Health AI Developer Foundations

TL;DR

While HAI-DEF and specifically the foundation models lower the barrier to entry for ML in healthcare, the importance of validation with problem- and population-specific data for each desired usage setting is emphasized.

Abstract

Robust medical Machine Learning (ML) models have the potential to revolutionize healthcare by accelerating clinical research, improving workflows and outcomes, and producing novel insights or capabilities. Developing such ML models from scratch is cost prohibitive and requires substantial compute, data, and time (e.g., expert labeling). To address these challenges, we introduce Health AI Developer Foundations (HAI-DEF), a suite of pre-trained, domain-specific foundation models, tools, and recipes to accelerate building ML for health applications. The models cover various modalities and domains, including radiology (X-rays and computed tomography), histopathology, dermatological imaging, and audio.
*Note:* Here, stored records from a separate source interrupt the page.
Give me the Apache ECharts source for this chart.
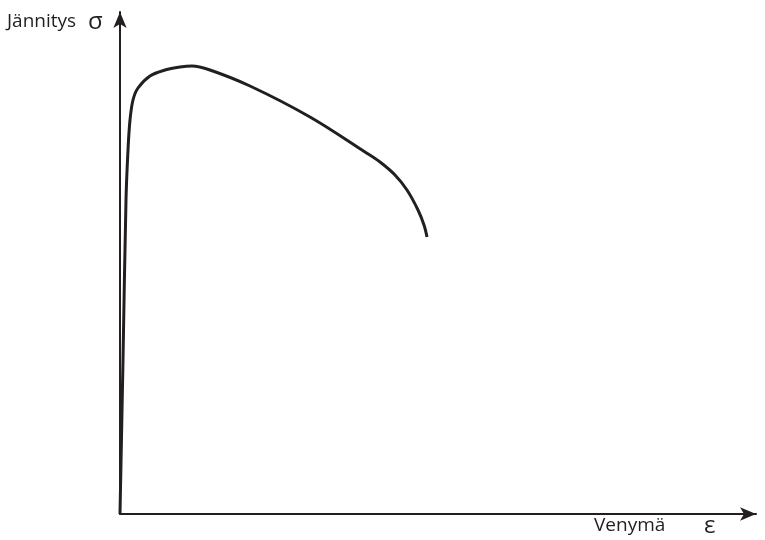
<!DOCTYPE html>
<html>
<head>
<meta charset="utf-8">
<script src="https://cdn.jsdelivr.net/npm/echarts@6/dist/echarts.min.js"></script>
<style>
  html, body { margin: 0; padding: 0; background: #fff; }
  #chart { width: 765px; height: 540px; }
</style>
</head>
<body>
<div id="chart"></div>
<script>
// Stress–strain curve (arbitrary units)
const strain = [0, 3, 6, 8, 10, 13, 18, 30, 45, 60, 72, 90, 130, 190, 245, 260, 275, 287, 298, 304, 307];
const stress = [0, 154, 314, 364, 394, 414, 426, 438, 444, 447, 448, 444, 428, 397, 362, 352, 339, 324, 304, 289, 277];

const yLabel = 'Jännitys';
const ySymbol = 'σ';
const xLabel = 'Venymä';
const xSymbol = 'ε';

const ink = '#231f20';
const chart = echarts.init(document.getElementById('chart'));

chart.setOption({
  backgroundColor: '#fff',
  animation: false,
  grid: { left: 120, right: 9, top: 12, bottom: 26, containLabel: false },
  xAxis: {
    type: 'value', min: 0, max: 636,
    axisLine: { show: true, symbol: ['none', 'arrow'], symbolSize: [10, 16],
      lineStyle: { color: ink, width: 2 } },
    axisTick: { show: false }, axisLabel: { show: false }, splitLine: { show: false }
  },
  yAxis: {
    type: 'value', min: 0, max: 502,
    axisLine: { show: true, symbol: ['none', 'arrow'], symbolSize: [10, 16],
      lineStyle: { color: ink, width: 2 } },
    axisTick: { show: false }, axisLabel: { show: false }, splitLine: { show: false }
  },
  series: [{
    type: 'line',
    data: strain.map((s, i) => [s, stress[i]]),
    smooth: 0.35,
    showSymbol: false,
    lineStyle: { color: ink, width: 3 }
  }],
  graphic: [
    { type: 'text', x: 7, y: 22, style: { text: yLabel, font: '19px "Open Sans"', fill: ink, verticalAlign: 'middle' } },
    { type: 'text', x: 88, y: 22, style: { text: ySymbol, font: '24px "Open Sans"', fill: ink, verticalAlign: 'middle' } },
    { type: 'text', x: 594, y: 526, style: { text: xLabel, font: '19px "Open Sans"', fill: ink, verticalAlign: 'middle' } },
    { type: 'text', x: 704, y: 526, style: { text: xSymbol, font: '24px "Open Sans"', fill: ink, verticalAlign: 'middle' } }
  ]
});
</script>
</body>
</html>
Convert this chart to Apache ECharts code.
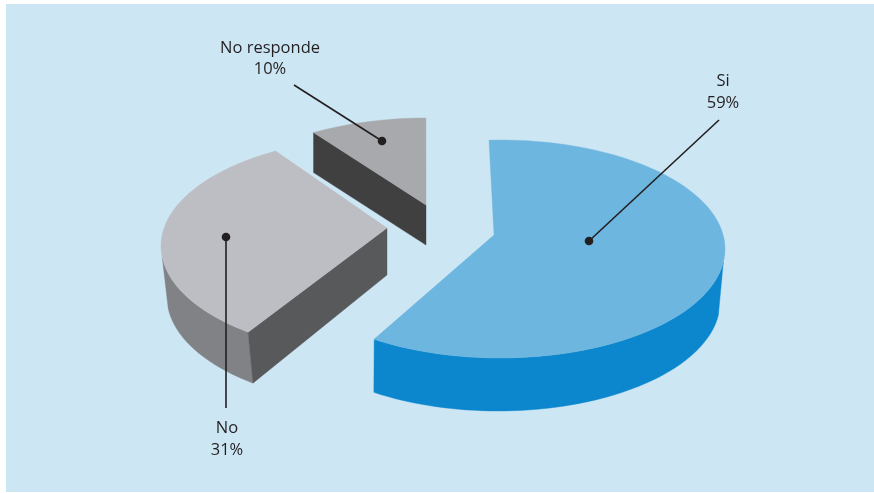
<!DOCTYPE html>
<html>
<head>
<meta charset="utf-8">
<style>html,body{margin:0;padding:0;background:#fff}#c{width:874px;height:493px}</style>
<script src="https://cdn.jsdelivr.net/npm/echarts@6/dist/echarts.min.js"></script>
</head>
<body>
<div id="c"></div>
<script>
const categories = ['Si', 'No', 'No responde'];
const values = [59, 31, 10];

// Layout of the exploded, tilted slices (pixels / degrees): not data.
const RX = 225, RY = 109, BRX = 222;
const layout = [
  { c:[500,249], b:[498,302], apex:[494,235], start:-92.8, stretch:1.021, wallFrom:7, wallTo:124,
    top:'#6cb6df', wall:'#0c87cd', cut:null, drop:null,
    dot:[589,241], end:[719,120], label:[723,81], label2:[723,103] },
  { c:[386,246], b:[389,297], apex:[387,228], start:127.8, stretch:1.011, wallFrom:127.8, wallTo:174,
    top:'#bcbec3', wall:'#808285', cut:'#58595b', drop:47,
    dot:[226,237], end:[226,408], label:[227,428], label2:[227,450] },
  { c:[426,227], b:null, apex:[426,205], start:-120, stretch:0.833, wallFrom:null, wallTo:null,
    top:'#a7a9ac', wall:null, cut:'#404041', drop:40,
    dot:[382,141], end:[294,85], label:[270,48], label2:[270,69] }
];
const INK = '#231f20';
const FONT = '"Open Sans", "Noto Sans", sans-serif';

function ell(c, rx, deg) {
  const t = deg * Math.PI / 180;
  return [c[0] + rx * Math.cos(t), c[1] + RY * Math.sin(t)];
}
function arc(c, rx, a, b) {
  const pts = [], n = Math.max(2, Math.ceil(Math.abs(b - a) / 2));
  for (let i = 0; i <= n; i++) pts.push(ell(c, rx, a + (b - a) * i / n));
  return pts;
}
function poly(points, fill) {
  return { type:'polygon', shape:{ points }, style:{ fill, stroke:fill, lineWidth:0.4 } };
}
function txt(x, y, text) {
  return { type:'text', x, y, style:{ text, fill:INK, font:'16.5px ' + FONT, textAlign:'center', textVerticalAlign:'middle' } };
}

function renderItem(params, api) {
  const i = params.dataIndex, L = layout[i], value = api.value(0);
  const a0 = L.start, a1 = a0 + value * 3.6 * L.stretch;
  const children = [];
  if (L.wall) {
    children.push(poly(arc(L.c, RX, L.wallFrom, L.wallTo).concat(arc(L.b, BRX, L.wallTo, L.wallFrom)), L.wall));
  }
  if (L.cut) {
    const corner = ell(L.c, RX, a0);
    const lower = L.b ? ell(L.b, BRX, a0) : [corner[0], corner[1] + L.drop];
    children.push(poly([corner, L.apex, [L.apex[0], L.apex[1] + L.drop], lower], L.cut));
  }
  children.push(poly([L.apex].concat(arc(L.c, RX, a0, a1)), L.top));
  children.push({ type:'line', shape:{ x1:L.dot[0], y1:L.dot[1], x2:L.end[0], y2:L.end[1] },
    style:{ stroke:INK, lineWidth:1.6 } });
  children.push({ type:'circle', shape:{ cx:L.dot[0], cy:L.dot[1], r:4.3 }, style:{ fill:INK } });
  children.push(txt(L.label[0], L.label[1], categories[i]));
  children.push(txt(L.label2[0], L.label2[1], value + '%'));
  return { type:'group', children };
}

const chart = echarts.init(document.getElementById('c'), null, { renderer:'canvas' });
chart.setOption({
  animation:false,
  backgroundColor:'#ffffff',
  graphic:[{ type:'rect', z:-10, silent:true, shape:{ x:6, y:4, width:868, height:488 }, style:{ fill:'#cde6f4' } }],
  series:[{
    type:'custom',
    coordinateSystem:'none',
    renderItem,
    data: values.map((v, i) => ({ name:categories[i], value:[v] }))
  }]
});
</script>
</body>
</html>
These models provide domain specific embeddings that facilitate AI development with less labeled data, shorter training times, and reduced computational costs compared to traditional approaches. In addition, we utilize a common interface and style across these models, and prioritize usability to enable developers to integrate HAI-DEF efficiently. We present model evaluations across various tasks and conclude with a discussion of their application and evaluation, covering the importance of ensuring efficacy, fairness, and equity. Finally, while HAI-DEF and specifically the foundation models lower the barrier to entry for ML in healthcare, we emphasize the importance of validation with problem- and population-specific data for each desired usage setting. This technical report will be updated over time as more modalities and features are added.

Figures (7)

• Figure 1: Data efficiency comparison of four of our foundation models against established approaches. CXR (upper left) shows the average performance across six binary classification tasks with the original CXR Foundation model and the new ELIXR-B model; for Pathology (upper right), it focuses on a 4-class prostate cancer Gleason grading task for needle core biopsies and the detection of metastatic breast cancer in lymph nodes. For Derm (lower left), the evaluation centered on skin condition category (28-way) identification, while for HeAR (lower right), it involved identifying COVID-19 from cough sounds. Notably, the foundation models achieve comparable results while using substantially less training data and compute. CT Foundation is covered below; additional methods not available for equivalent comparisons.
• Figure 2: Performance of ELIXR-C, ELIXR-B, and the original CXR Foundation embeddings for data-efficient classification. The ROC AUC results of a linear probe are shown averaged across 2 datasets (CheXpert and Chest X-ray14) for seven findings: atelectasis, cardiomegaly, airspace opacity, fracture, pneumothorax, consolidation, pleural effusion, and pulmonary edema. Both ELIXR-C and ELIXR-B demonstrate superior performance compared to the original CXR Foundation at matching dataset sizes.
• Figure 3: Performance, measured in ROC AUC, of the Path Foundation on 11 histopathology classification tasks via linear probing. The Path Foundation embeddings demonstrate superior performance compared to ImageNet features across all tasks.
• Figure 4: ROC AUC curves of data efficient classifiers using SCIN dataset for a representative sample of dermatology tasks. (top) shows results of a logistic regression classifier and (bottom) shows results using a simple (two-layer) neural network.
• Figure 5: Comparison of the performance of HeAR to other audio encoders on four cough tasks, based on a single random distribution of train data. The y-axis shows the ROC AUC performance while the x-axis shows the percentage of training data used. HeAR performs favorably across different data regimes and tasks, demonstrating its data efficiency.